Trading houses and oil majors including Chevron, Vitol, and Trafigura are competing for U.S. government-backed export deals after President Donald Trump said Venezuela could hand over up to 50 million barrels of crude to the United States. Trafigura told U.S. officials last week that its first vessel could load within days, sources said.

The logistical challenges are significant. Years of sanctions have left Venezuela storing crude in aging, poorly maintained tankers and nearly full onshore tanks. Many of the vessels holding the oil are under sanctions and cannot be directly accessed by other ships due to insurance and liability restrictions, even with U.S. licenses in place. Onshore storage facilities are also in disrepair, raising safety and operational risks.

Shipping firms, including Maersk Tankers and American Eagle Tankers, are examining ways to expand ship-to-ship transfer operations off Venezuela, sources said. One option under consideration is replicating logistics previously used in Amuay Bay, involving transfers between storage vessels, piers, and export tankers. However, these operations face constraints, including limited availability of smaller feeder ships, competition for loading slots, and poorly maintained port equipment.

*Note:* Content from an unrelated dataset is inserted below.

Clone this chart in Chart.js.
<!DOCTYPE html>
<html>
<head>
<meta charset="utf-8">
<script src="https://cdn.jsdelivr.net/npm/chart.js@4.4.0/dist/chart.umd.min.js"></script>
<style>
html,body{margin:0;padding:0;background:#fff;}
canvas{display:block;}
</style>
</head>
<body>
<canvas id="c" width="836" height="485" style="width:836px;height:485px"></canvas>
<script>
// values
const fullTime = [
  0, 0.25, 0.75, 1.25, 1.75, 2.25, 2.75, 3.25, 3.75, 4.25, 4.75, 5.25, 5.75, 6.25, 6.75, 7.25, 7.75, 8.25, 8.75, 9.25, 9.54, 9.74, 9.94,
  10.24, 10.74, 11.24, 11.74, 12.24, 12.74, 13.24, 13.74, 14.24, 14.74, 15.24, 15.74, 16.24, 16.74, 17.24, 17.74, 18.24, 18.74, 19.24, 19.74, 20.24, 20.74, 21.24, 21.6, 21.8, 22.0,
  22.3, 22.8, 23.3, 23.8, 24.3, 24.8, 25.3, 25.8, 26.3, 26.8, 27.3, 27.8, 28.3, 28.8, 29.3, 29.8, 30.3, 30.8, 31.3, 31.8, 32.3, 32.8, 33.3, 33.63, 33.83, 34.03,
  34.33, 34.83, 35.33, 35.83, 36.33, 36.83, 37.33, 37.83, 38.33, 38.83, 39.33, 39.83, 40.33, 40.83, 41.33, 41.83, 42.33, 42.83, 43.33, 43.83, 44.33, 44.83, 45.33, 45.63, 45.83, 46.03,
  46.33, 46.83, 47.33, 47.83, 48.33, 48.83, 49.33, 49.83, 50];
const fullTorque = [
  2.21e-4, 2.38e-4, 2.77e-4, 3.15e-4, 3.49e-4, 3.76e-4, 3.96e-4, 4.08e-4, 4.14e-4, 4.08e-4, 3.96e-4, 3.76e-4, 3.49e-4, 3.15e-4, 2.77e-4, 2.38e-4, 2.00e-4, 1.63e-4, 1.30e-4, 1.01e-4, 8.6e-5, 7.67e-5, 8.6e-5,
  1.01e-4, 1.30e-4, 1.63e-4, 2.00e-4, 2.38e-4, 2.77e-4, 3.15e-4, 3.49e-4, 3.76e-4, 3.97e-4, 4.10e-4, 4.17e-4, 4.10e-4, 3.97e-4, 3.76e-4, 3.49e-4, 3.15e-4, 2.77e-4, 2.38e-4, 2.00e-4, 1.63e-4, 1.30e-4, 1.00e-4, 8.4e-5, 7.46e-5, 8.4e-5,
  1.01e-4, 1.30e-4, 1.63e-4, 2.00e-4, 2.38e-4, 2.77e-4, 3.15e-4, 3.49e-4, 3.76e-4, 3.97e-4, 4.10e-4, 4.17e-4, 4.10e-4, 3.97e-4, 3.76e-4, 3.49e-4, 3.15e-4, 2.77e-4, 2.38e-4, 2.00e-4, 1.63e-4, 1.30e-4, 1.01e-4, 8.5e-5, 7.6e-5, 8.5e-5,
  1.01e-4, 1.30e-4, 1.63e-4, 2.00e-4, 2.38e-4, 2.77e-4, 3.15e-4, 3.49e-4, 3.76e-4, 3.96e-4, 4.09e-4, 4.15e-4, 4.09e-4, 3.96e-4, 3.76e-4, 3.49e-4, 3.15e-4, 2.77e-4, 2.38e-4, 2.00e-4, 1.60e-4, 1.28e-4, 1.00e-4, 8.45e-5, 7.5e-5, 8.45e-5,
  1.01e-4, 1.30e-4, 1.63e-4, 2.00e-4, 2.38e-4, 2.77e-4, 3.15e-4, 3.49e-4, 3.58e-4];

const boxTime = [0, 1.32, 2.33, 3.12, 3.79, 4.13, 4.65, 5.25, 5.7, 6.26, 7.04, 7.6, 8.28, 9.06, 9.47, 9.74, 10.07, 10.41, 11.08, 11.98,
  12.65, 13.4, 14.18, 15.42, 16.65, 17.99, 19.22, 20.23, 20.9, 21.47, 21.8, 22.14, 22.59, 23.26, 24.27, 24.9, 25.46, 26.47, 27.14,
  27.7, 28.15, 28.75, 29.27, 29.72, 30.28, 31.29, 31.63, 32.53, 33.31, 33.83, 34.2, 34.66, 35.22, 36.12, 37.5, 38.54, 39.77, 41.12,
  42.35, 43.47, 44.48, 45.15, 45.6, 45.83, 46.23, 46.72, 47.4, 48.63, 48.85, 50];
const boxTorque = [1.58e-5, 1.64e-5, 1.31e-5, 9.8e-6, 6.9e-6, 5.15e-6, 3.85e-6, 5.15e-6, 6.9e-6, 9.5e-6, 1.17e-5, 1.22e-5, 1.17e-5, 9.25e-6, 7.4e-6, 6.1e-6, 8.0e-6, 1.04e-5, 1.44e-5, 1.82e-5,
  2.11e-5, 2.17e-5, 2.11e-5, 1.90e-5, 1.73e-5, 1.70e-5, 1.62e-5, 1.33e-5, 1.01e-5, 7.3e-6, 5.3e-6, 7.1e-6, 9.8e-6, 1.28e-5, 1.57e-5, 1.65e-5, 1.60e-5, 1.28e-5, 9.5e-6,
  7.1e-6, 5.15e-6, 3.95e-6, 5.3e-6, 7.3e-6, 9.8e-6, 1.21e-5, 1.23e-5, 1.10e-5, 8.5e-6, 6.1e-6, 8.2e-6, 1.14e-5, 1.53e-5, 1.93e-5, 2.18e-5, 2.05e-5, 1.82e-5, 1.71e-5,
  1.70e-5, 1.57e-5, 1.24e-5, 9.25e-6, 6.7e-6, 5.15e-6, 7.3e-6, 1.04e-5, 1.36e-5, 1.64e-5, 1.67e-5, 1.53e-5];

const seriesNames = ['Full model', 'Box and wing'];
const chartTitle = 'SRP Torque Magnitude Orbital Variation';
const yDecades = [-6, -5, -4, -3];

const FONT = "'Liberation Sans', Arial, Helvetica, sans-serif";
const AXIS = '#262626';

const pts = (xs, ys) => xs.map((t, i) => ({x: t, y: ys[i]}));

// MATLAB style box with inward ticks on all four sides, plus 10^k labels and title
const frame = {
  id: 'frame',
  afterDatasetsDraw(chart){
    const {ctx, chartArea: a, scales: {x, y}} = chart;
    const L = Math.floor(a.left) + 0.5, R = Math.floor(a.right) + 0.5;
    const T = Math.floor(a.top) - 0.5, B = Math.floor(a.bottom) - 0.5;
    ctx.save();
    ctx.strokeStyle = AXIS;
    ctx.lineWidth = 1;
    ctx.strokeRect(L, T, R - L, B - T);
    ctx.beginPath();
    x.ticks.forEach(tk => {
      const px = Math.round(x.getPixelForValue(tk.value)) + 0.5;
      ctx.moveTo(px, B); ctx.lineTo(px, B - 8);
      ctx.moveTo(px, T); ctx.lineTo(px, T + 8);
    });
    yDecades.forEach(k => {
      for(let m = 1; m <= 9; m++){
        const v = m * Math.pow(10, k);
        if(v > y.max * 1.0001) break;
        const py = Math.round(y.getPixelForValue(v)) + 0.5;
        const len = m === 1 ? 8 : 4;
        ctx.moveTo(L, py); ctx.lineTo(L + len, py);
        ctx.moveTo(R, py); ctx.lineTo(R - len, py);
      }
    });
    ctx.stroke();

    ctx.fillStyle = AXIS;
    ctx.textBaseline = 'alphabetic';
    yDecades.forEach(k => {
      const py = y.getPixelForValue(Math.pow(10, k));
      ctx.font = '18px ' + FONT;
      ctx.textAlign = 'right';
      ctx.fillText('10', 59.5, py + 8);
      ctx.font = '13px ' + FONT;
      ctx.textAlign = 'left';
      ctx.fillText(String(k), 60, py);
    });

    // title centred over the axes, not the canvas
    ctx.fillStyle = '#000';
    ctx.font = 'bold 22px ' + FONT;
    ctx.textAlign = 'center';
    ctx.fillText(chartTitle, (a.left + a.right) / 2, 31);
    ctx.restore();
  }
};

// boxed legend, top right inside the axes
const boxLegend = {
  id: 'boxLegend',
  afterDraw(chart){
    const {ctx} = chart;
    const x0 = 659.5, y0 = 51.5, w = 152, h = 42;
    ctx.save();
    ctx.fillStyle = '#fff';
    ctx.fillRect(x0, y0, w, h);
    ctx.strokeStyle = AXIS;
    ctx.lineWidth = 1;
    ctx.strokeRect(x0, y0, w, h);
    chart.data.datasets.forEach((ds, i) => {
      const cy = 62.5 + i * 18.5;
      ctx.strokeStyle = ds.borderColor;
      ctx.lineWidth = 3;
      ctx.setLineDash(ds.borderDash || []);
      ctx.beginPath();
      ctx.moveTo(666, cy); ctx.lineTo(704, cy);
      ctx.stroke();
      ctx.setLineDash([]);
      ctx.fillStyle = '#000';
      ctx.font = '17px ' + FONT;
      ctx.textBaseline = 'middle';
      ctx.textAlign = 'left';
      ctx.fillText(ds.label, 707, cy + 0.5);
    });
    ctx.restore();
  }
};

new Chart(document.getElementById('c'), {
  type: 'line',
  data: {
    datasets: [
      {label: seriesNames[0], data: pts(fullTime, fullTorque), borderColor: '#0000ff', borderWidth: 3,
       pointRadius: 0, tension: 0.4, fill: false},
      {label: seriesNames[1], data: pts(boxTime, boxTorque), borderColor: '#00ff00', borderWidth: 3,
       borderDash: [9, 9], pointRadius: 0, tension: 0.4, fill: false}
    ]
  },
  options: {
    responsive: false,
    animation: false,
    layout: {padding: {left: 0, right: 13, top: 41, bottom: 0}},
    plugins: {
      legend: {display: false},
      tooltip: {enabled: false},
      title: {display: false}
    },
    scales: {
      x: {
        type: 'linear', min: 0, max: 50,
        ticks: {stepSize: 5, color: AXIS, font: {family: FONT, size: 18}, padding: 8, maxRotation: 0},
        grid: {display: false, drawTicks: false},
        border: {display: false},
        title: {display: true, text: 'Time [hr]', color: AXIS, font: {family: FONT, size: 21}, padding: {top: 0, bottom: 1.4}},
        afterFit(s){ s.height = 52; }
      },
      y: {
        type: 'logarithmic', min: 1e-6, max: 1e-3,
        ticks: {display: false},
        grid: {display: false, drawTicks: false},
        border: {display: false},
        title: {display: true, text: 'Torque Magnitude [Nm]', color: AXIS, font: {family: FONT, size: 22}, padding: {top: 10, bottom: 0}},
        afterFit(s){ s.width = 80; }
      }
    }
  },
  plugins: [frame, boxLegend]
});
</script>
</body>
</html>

Transfers through nearby waters such as Aruba and Curaçao remain possible but are costlier than direct loadings, sources noted.

AET, which already supports Chevron’s Venezuelan crude exports, has been approached by potential clients seeking to expand transfer capacity, according to people familiar with the discussions. Maersk Tankers, AET, and Chevron did not immediately respond to requests for comment.

While exports could eventually approach the roughly 500,000 barrels per day Venezuela shipped to the U.S. before sanctions, sources cautioned that draining accumulated inventories could take three to four months and will depend on resolving bottlenecks at the Jose terminal, where capacity is limited.

To support exports, oil companies are also sourcing naphtha from the United States to blend with Venezuela’s heavy crude, reducing viscosity and making the oil transportable and refinery-ready.